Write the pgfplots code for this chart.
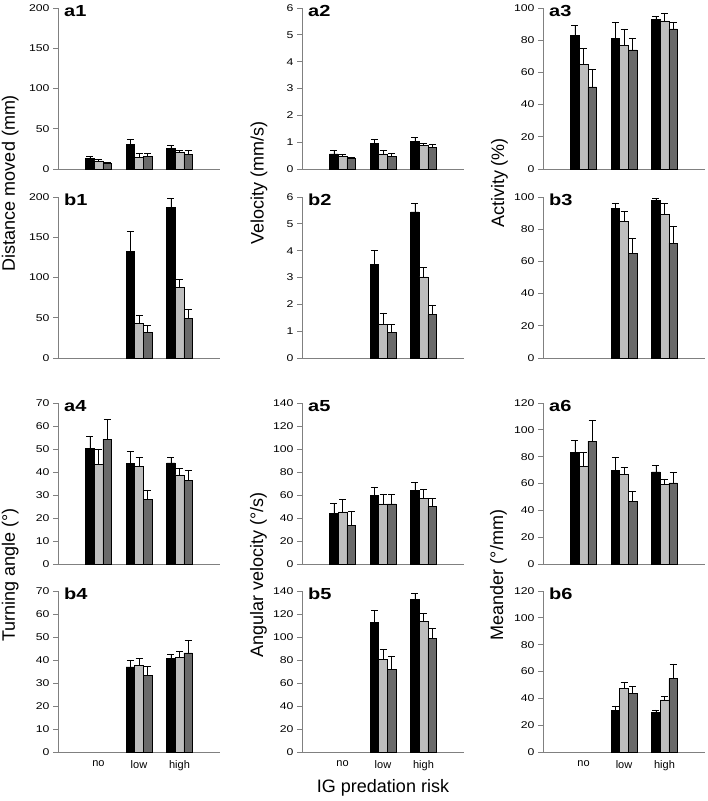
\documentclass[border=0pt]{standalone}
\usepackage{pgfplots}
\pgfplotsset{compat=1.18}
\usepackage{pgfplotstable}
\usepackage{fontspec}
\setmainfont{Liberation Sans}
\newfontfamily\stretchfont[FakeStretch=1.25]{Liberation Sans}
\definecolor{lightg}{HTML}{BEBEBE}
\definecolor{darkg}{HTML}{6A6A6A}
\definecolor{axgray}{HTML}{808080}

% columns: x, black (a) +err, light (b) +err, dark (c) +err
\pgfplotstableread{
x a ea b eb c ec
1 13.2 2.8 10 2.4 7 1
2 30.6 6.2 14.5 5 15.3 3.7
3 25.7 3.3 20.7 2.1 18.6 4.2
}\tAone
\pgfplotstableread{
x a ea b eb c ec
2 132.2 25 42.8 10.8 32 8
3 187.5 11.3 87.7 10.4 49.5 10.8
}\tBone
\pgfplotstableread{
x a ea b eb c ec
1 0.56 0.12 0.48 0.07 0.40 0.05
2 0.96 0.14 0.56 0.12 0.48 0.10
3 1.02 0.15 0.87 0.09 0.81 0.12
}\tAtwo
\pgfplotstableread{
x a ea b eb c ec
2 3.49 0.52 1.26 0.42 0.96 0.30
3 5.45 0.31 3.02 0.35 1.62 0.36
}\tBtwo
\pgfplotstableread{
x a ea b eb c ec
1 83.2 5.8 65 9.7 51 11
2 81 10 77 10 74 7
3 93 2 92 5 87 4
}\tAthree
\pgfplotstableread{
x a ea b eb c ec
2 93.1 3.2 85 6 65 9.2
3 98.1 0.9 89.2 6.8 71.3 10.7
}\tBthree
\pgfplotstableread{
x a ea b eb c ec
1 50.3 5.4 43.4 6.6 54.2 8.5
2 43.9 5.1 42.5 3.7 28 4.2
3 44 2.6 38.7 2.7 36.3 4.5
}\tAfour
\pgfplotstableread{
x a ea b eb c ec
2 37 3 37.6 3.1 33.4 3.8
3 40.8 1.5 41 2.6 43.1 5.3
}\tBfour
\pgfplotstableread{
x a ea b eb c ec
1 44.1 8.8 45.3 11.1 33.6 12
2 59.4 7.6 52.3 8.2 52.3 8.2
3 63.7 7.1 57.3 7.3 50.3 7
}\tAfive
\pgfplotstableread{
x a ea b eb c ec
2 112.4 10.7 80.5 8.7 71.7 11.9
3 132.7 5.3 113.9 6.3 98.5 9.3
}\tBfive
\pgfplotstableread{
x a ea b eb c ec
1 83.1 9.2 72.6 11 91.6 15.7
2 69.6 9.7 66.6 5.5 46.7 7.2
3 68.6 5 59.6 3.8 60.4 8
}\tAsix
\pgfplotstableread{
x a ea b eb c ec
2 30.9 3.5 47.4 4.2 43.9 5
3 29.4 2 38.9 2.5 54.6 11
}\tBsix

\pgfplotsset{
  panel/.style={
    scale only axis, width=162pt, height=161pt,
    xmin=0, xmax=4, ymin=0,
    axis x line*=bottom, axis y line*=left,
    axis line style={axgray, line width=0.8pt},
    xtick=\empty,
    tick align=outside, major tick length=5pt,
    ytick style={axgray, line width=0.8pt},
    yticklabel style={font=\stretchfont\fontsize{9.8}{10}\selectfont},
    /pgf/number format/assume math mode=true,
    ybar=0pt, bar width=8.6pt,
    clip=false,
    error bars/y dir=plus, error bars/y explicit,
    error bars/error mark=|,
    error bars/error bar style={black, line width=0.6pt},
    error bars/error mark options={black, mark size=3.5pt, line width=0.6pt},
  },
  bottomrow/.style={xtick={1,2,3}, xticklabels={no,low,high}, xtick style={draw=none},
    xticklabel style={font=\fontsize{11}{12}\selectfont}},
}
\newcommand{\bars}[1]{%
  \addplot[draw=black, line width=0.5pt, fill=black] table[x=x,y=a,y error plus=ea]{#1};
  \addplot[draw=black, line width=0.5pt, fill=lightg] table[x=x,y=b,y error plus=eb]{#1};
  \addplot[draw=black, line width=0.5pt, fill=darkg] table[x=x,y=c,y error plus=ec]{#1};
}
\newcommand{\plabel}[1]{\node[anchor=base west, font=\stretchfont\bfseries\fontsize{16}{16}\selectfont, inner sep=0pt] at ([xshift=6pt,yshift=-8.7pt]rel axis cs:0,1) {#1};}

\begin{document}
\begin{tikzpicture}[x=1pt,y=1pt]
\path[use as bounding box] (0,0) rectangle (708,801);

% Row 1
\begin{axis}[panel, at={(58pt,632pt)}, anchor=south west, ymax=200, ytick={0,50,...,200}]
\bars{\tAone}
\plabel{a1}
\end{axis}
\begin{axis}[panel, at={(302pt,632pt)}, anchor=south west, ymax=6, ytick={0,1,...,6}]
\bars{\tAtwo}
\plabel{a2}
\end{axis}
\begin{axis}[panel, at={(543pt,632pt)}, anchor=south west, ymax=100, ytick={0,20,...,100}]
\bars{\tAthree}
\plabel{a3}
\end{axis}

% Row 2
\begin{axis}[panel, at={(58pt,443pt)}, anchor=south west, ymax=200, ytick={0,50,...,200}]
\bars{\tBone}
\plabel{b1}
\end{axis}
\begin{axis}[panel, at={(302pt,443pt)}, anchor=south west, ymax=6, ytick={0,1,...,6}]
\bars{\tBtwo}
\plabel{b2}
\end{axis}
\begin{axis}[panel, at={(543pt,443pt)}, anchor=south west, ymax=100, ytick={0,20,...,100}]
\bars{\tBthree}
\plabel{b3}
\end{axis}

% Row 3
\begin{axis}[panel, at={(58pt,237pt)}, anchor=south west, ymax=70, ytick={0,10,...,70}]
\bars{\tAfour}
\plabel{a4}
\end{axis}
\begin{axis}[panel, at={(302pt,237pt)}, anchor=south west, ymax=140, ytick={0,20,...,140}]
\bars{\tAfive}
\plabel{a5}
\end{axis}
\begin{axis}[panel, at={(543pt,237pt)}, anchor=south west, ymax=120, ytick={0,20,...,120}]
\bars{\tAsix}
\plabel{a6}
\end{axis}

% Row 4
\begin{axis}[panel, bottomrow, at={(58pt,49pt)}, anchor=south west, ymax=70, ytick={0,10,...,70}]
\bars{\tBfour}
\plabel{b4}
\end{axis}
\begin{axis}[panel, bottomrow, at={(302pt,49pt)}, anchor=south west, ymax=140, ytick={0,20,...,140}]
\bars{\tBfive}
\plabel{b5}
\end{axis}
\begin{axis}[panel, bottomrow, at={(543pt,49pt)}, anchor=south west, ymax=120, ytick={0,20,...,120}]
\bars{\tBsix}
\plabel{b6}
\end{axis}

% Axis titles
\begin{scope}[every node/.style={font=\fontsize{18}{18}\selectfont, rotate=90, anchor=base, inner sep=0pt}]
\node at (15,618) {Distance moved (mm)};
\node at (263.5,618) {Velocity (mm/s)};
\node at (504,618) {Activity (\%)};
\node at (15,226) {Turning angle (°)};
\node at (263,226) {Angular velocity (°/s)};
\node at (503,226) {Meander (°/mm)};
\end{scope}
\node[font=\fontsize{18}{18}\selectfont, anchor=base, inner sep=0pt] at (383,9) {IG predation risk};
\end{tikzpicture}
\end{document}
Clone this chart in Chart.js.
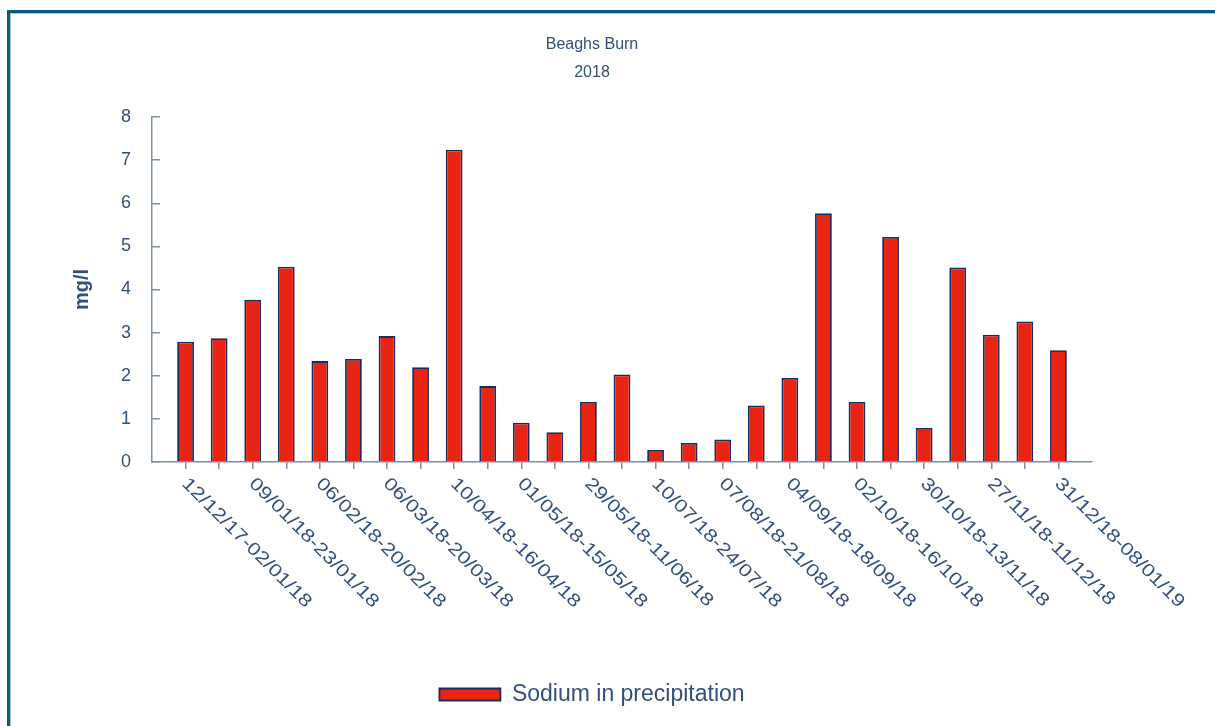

● **YOUR OBJECTIVE**:
Locate the word "this" in the records above, and return each line that has it.

● **EXERCISE ANSWER**:
Write the pgfplots code for this chart.
Clone this chart in Chart.js.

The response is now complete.